Frizzell took the gum because one of the guidelines of geocaching is: Don’t leave any food or liquids. They can attract animals or mess up the logbook - especially liquids, which can freeze and crack their plastic casings.
We were a little stunned by seeing and holding an actual geocache. We had always imagined them as virtual because the idea that people randomly hide plastic containers around the world seemed beyond belief.
The Bourbonnais cave was next. Meghan found a half shell of a mussel that Frizzell said lives in rivers as well as oceans. The cave walls seemed almost porous, and luckily, the ravine had very little water running through it, so we could cross over to the cave without getting our feet wet!
Moss and spider webs covered the walls of the cave, and trees and plants grew up and out of the ravine walls. The cave didn’t go in very far—I could still see the sunlight at the entrance from the back of the cave.
I also saw little fish in the small amount of water at the mouth of the ravine, but they were camera shy and swam away when I tried to take a picture.
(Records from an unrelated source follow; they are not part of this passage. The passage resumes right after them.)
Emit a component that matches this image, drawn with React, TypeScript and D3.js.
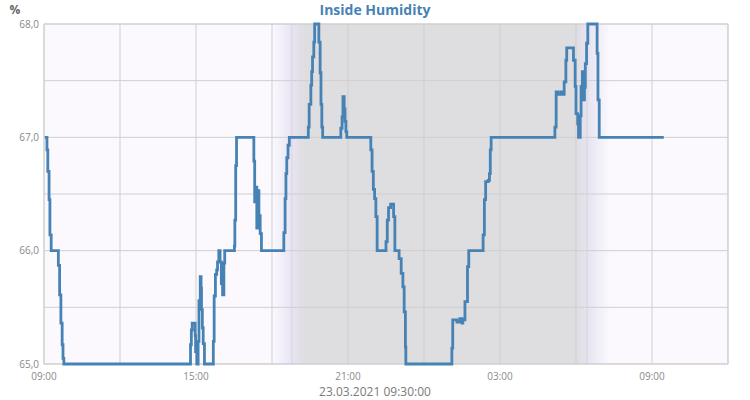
import React from "react";
import * as d3 from "d3";

// minutes after 22.03.2021 09:00, and humidity in %
const minutes = [
  2, 7, 9, 12, 14, 17, 34, 37, 40, 43, 45, 47, 347, 349, 351, 358, 359, 362,
  365, 367, 370, 372, 373, 375, 377, 380, 401, 403, 406, 409, 411, 414, 417,
  420, 423, 426, 428, 451, 452, 454, 456, 497, 499, 502, 504, 507, 509, 512,
  515, 568, 571, 573, 575, 578, 581, 626, 628, 632, 634, 636, 639, 641, 651,
  654, 656, 658, 660, 703, 706, 708, 711, 713, 715, 717, 774, 777, 780, 783,
  786, 789, 810, 813, 816, 821, 828, 831, 841, 846, 850, 853, 856, 857, 966,
  968, 978, 985, 990, 992, 997, 1003, 1006, 1040, 1043, 1046, 1052, 1055,
  1057, 1059, 1210, 1213, 1217, 1224, 1229, 1232, 1236, 1238, 1254, 1258,
  1260, 1264, 1266, 1270, 1272, 1275, 1277, 1280, 1282, 1285, 1288, 1310,
  1312, 1315, 1468,
];
const humidity = [
  67.0, 66.89, 66.7, 66.45, 66.14, 66.0, 65.87, 65.61, 65.36, 65.17, 65.05,
  65.0, 65.17, 65.3, 65.36, 65.25, 65.11, 65.0, 65.2, 65.56, 65.77, 65.67,
  65.48, 65.32, 65.18, 65.0, 65.2, 65.6, 65.79, 65.83, 65.9, 66.0, 65.9,
  65.71, 65.61, 65.89, 66.0, 66.04, 66.27, 66.75, 67.0, 66.79, 66.43, 66.56,
  66.2, 66.53, 66.31, 66.15, 66.0, 66.16, 66.46, 66.68, 66.82, 66.93, 67.0,
  67.09, 67.29, 67.46, 67.58, 67.71, 67.84, 68.0, 67.84, 67.57, 67.29, 67.09,
  67.0, 67.08, 67.18, 67.36, 67.25, 67.14, 67.05, 67.0, 66.89, 66.7, 66.54,
  66.46, 66.3, 66.0, 66.08, 66.27, 66.38, 66.41, 66.3, 66.0, 65.93, 65.8,
  65.68, 65.46, 65.15, 65.0, 65.14, 65.39, 65.37, 65.4, 65.36, 65.39, 65.55,
  65.86, 66.0, 66.14, 66.45, 66.61, 66.62, 66.68, 66.89, 67.0, 67.09, 67.4,
  67.38, 67.4, 67.38, 67.49, 67.68, 67.79, 67.68, 67.45, 67.21, 67.12, 67.0,
  67.19, 67.45, 67.58, 67.33, 67.44, 67.65, 67.83, 68.0, 67.74, 67.33, 67.0,
  67.0,
];

const yTicks = [65, 66, 67, 68];
const yGrid = [65, 65.5, 66, 66.5, 67, 67.5, 68];
const title = "Inside Humidity";
const unit = "%";
const stamp = "23.03.2021 09:30:00";

// dusk / dawn, as minutes after start
const duskStart = 540;
const sunset = 587;
const sunrise = 1286;
const dawnEnd = 1340;

const width = 750;
const height = 400;
const margin = { top: 24, right: 22, bottom: 36, left: 44 };

const start = new Date(2021, 2, 22, 9, 0);
const end = new Date(2021, 2, 23, 12, 0);
const at = (m: number) => d3.timeMinute.offset(start, m);

export default function App() {
  const x = d3
    .scaleTime()
    .domain([start, end])
    .range([margin.left, width - margin.right]);
  const y = d3
    .scaleLinear()
    .domain([65, 68])
    .range([height - margin.bottom, margin.top]);

  const points = minutes.map((m, i) => [at(m), humidity[i]] as [Date, number]);
  const line = d3
    .line<[Date, number]>()
    .x(d => x(d[0]))
    .y(d => y(d[1]))
    .curve(d3.curveStepAfter);

  const gridTimes = x.ticks(d3.timeHour.every(3)!);
  const labelTimes = gridTimes.filter(t => (t.getHours() - 9 + 24) % 6 === 0);
  const fmt = d3.timeFormat("%H:%M");

  const x0 = margin.left;
  const x1 = width - margin.right;
  const y0 = margin.top;
  const y1 = height - margin.bottom;
  const xd0 = x(at(duskStart));
  const xs = x(at(sunset));
  const xr = x(at(sunrise));
  const xd1 = x(at(dawnEnd));

  return (
    <svg
      width={width}
      height={height}
      style={{ position: "absolute", left: 0, top: 0 }}
      fontFamily="'Open Sans', sans-serif"
    >
      <defs>
        <linearGradient id="dusk" x1="0" x2="1" y1="0" y2="0">
          <stop offset="0" stopColor="#fbf9fe" />
          <stop offset="0.6" stopColor="#e9e5f4" />
          <stop offset="1" stopColor="#dedde0" />
        </linearGradient>
        <linearGradient id="dawn" x1="0" x2="1" y1="0" y2="0">
          <stop offset="0" stopColor="#dedde0" />
          <stop offset="0.35" stopColor="#e6e3f0" />
          <stop offset="1" stopColor="#fbf9fe" />
        </linearGradient>
      </defs>
      <rect x={x0} y={y0} width={x1 - x0} height={y1 - y0} fill="#fbf9fe" />
      <rect x={xd0} y={y0} width={xs + 12 - xd0} height={y1 - y0} fill="url(#dusk)" />
      <rect x={xs + 12} y={y0} width={xr - 12 - xs - 12} height={y1 - y0} fill="#dedde0" />
      <rect x={xr - 12} y={y0} width={xd1 - xr + 12} height={y1 - y0} fill="url(#dawn)" />

      {yGrid.map(v => (
        <line key={v} x1={x0} x2={x1} y1={y(v)} y2={y(v)} stroke="#cfcfcf" />
      ))}
      {gridTimes.map(t => (
        <line key={+t} x1={x(t)} x2={x(t)} y1={y0} y2={y1} stroke="#cfcfcf" />
      ))}
      <line x1={xs} x2={xs} y1={y0} y2={y1} stroke="#d6d4dc" />
      <line x1={xr} x2={xr} y1={y0} y2={y1} stroke="#d6d4dc" />
      <rect x={x0} y={y0} width={x1 - x0} height={y1 - y0} fill="none" stroke="#cfcfcf" />

      <path
        d={line(points) ?? ""}
        fill="none"
        stroke="#4682b4"
        strokeWidth={2.8}
        strokeLinejoin="miter"
      />

      {yTicks.map(v => (
        <text key={v} x={x0 - 5} y={y(v)} dy="0.35em" textAnchor="end" fontSize={10} fill="#8a8a8a">
          {d3.format(".1f")(v).replace(".", ",")}
        </text>
      ))}
      {labelTimes.map(t => (
        <text key={+t} x={x(t)} y={y1 + 16} textAnchor="middle" fontSize={10} fill="#8a8a8a">
          {fmt(t)}
        </text>
      ))}
      <text x={15} y={14} textAnchor="middle" fontSize={12} fontWeight="bold" fill="#666">
        {unit}
      </text>
      <text x={width / 2} y={15} textAnchor="middle" fontSize={14} fontWeight="bold" fill="#4682b4">
        {title}
      </text>
      <text x={width / 2} y={396} textAnchor="middle" fontSize={12} fill="#7a7a7a">
        {stamp}
      </text>
    </svg>
  );
}
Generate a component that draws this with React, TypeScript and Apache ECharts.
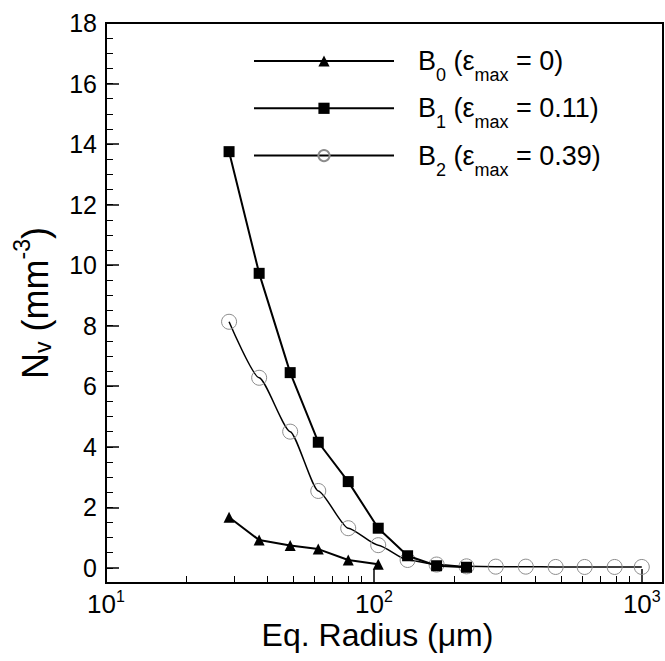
import React, { useEffect, useRef } from 'react';
import * as echarts from 'echarts';

// Equivalent radius bins (µm)
const radius = [28.8, 37.3, 48.7, 62, 80.2, 103.8, 133.6, 171.4, 221.7, 285, 369, 477, 612, 792, 1000];
// Number density Nv (mm^-3)
const b0Values = [1.67, 0.92, 0.74, 0.62, 0.26, 0.12];
const b1Values = [13.75, 9.73, 6.45, 4.15, 2.85, 1.31, 0.4, 0.07, 0.02];
const b2Values = [8.13, 6.28, 4.5, 2.54, 1.31, 0.75, 0.26, 0.11, 0.05, 0.04, 0.04, 0.03, 0.03, 0.03, 0.03];

const seriesNames = ['B0', 'B1', 'B2'];
const seriesSubs = ['0', '1', '2'];
const strainLabels = ['0', '0.11', '0.39'];

const yTickValues = [0, 2, 4, 6, 8, 10, 12, 14, 16, 18];
const xMajorTicks = [10, 100, 1000];
const xMinorTicks = [20, 30, 40, 50, 60, 70, 80, 90, 200, 300, 400, 500, 600, 700, 800, 900];

const FONT = '"Liberation Sans", Arial, Helvetica, sans-serif';

const pairs = (vals: number[]) => vals.map((v, i) => [radius[i], v]);

export default function App() {
  const ref = useRef<HTMLDivElement>(null);
  useEffect(() => {
    if (!ref.current) return;
    const chart = echarts.init(ref.current, undefined, { renderer: 'svg' });
    const option: any = {
      animation: false,
      backgroundColor: '#fff',
      textStyle: { fontFamily: FONT, color: '#000' },
      grid: {
        left: 106, right: 2, top: 23, bottom: 78,
        show: true, borderColor: '#000', borderWidth: 2, backgroundColor: 'transparent',
      },
      legend: {
        orient: 'vertical',
        left: 253,
        top: 38,
        padding: 0,
        itemWidth: 140,
        itemHeight: 14,
        itemGap: 1.3,
        selectedMode: false,
        data: seriesNames,
        formatter: (name: string) => {
          const i = seriesNames.indexOf(name);
          return `{g| }{m|B}{s|${seriesSubs[i]}}{m| (ε}{s|max}{m| = ${strainLabels[i]})}`;
        },
        textStyle: {
          fontFamily: FONT, color: '#000', fontSize: 27,
          rich: {
            g: { width: 19, fontSize: 27, lineHeight: 27 },
            m: { fontSize: 27, lineHeight: 27, fontFamily: FONT, color: '#000' },
            s: { fontSize: 18, lineHeight: 18, padding: [28, 0, 0, 0], fontFamily: FONT, color: '#000' },
          },
        },
      },
      xAxis: [
        {
          type: 'log', logBase: 10, min: 10, max: 1200,
          gridIndex: 0, position: 'bottom',
          axisLine: { show: true, onZero: false, lineStyle: { color: '#000', width: 2 } },
          axisTick: { show: true, inside: true, length: 14, customValues: xMajorTicks, lineStyle: { color: '#000', width: 1.5 } },
          axisLabel: {
            show: true, margin: 5, customValues: xMajorTicks,
            formatter: (v: number) => {
              const e = Math.round(Math.log10(v));
              if (Math.abs(Math.log10(v) - e) > 1e-6) return '';
              return `{b|10}{p|${e}}`;
            },
            rich: {
              b: { fontSize: 26, lineHeight: 26, padding: [5, 0, 0, 0], fontFamily: FONT, color: '#000' },
              p: { fontSize: 16, lineHeight: 16, verticalAlign: 'top', fontFamily: FONT, color: '#000' },
            },
          },
          splitLine: { show: false },
          minorTick: { show: false },
          name: 'Eq. Radius (μm)',
          nameLocation: 'middle',
          nameGap: 39,
          nameMoveOverlap: false,
          nameTextStyle: { fontSize: 32, lineHeight: 26, padding: [0, 14, 0, 0], fontFamily: FONT, color: '#000' },
        },
        {
          type: 'log', logBase: 10, min: 10, max: 1200,
          gridIndex: 0, position: 'bottom',
          axisLine: { show: false, onZero: false },
          axisTick: { show: true, inside: true, length: 7, customValues: xMinorTicks, lineStyle: { color: '#000', width: 1 } },
          axisLabel: { show: false },
          splitLine: { show: false },
        },
      ],
      yAxis: [
        {
          type: 'value', min: -0.5, max: 18,
          gridIndex: 0, position: 'left',
          axisLine: { show: true, onZero: false, lineStyle: { color: '#000', width: 2 } },
          axisTick: { show: true, inside: true, length: 13, customValues: yTickValues, lineStyle: { color: '#000', width: 1.5 } },
          axisLabel: { show: true, margin: 9, customValues: yTickValues, fontSize: 25, fontFamily: FONT, color: '#000' },
          splitLine: { show: false },
          name: 'N{s|v} (mm{p|-3})',
          nameLocation: 'middle',
          nameRotate: 90,
          nameGap: 53,
          nameMoveOverlap: false,
          nameTextStyle: {
            fontSize: 36, lineHeight: 36, fontFamily: FONT, color: '#000',
            rich: {
              s: { fontSize: 23, lineHeight: 23, padding: [16, 0, 0, 0], fontFamily: FONT, color: '#000' },
              p: { fontSize: 23, lineHeight: 23, padding: [0, 0, 26, 0], fontFamily: FONT, color: '#000' },
            },
          },
        },
        {
          type: 'value', min: -0.5, max: 18, interval: 0.5,
          gridIndex: 0, position: 'left',
          axisLine: { show: false, onZero: false },
          axisTick: { show: true, inside: true, length: 7, lineStyle: { color: '#000', width: 1 } },
          axisLabel: { show: false },
          splitLine: { show: false },
        },
      ],
      series: [
        {
          name: 'B2', type: 'line', xAxisIndex: 0, yAxisIndex: 0,
          data: pairs(b2Values),
          smooth: 0.2, smoothMonotone: 'x',
          symbol: 'circle', symbolSize: 15,
          itemStyle: { color: 'transparent', borderColor: '#8c8c8c', borderWidth: 1 },
          lineStyle: { color: '#000', width: 1.5 },
          z: 2,
        },
        {
          name: 'B1', type: 'line', xAxisIndex: 0, yAxisIndex: 0,
          data: pairs(b1Values),
          symbol: 'rect', symbolSize: 11,
          itemStyle: { color: '#000' },
          lineStyle: { color: '#000', width: 2 },
          z: 3,
        },
        {
          name: 'B0', type: 'line', xAxisIndex: 0, yAxisIndex: 0,
          data: pairs(b0Values),
          symbol: 'triangle', symbolSize: 11,
          itemStyle: { color: '#000' },
          lineStyle: { color: '#000', width: 2 },
          z: 4,
        },
      ],
    };
    chart.setOption(option);
    return () => chart.dispose();
  }, []);
  return (
    <div
      ref={ref}
      style={{ position: 'fixed', left: 0, top: 0, width: 665, height: 661, background: '#fff' }}
    />
  );
}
Frizzell found a sequined tank top on the ground, and he told us how geocachers pick up trash while out and about. They also hold outings specifically to clean up particular areas. I helped with the effort collecting a flip flop, candy wrappers and broken glass.
Frizzell made a bag out of the tank top, and we put the trash in there to dispose of it later.
As we made our way back to the car, the sun clouded over, and the wind picked up.
Before returning to Frizzell’s house, he showed us one of the caches he had packed and hidden in a lamp post in Blue Island. He lifted the base of the lamp post and nestled between two bolts was a test tube-like container.
As fascinating as finding a cache is, I hurriedly got back in the car because the wind kept gusting and the sky was a molten grey.
The biggest surprise, though: Stephanie’s car got me home without falling apart.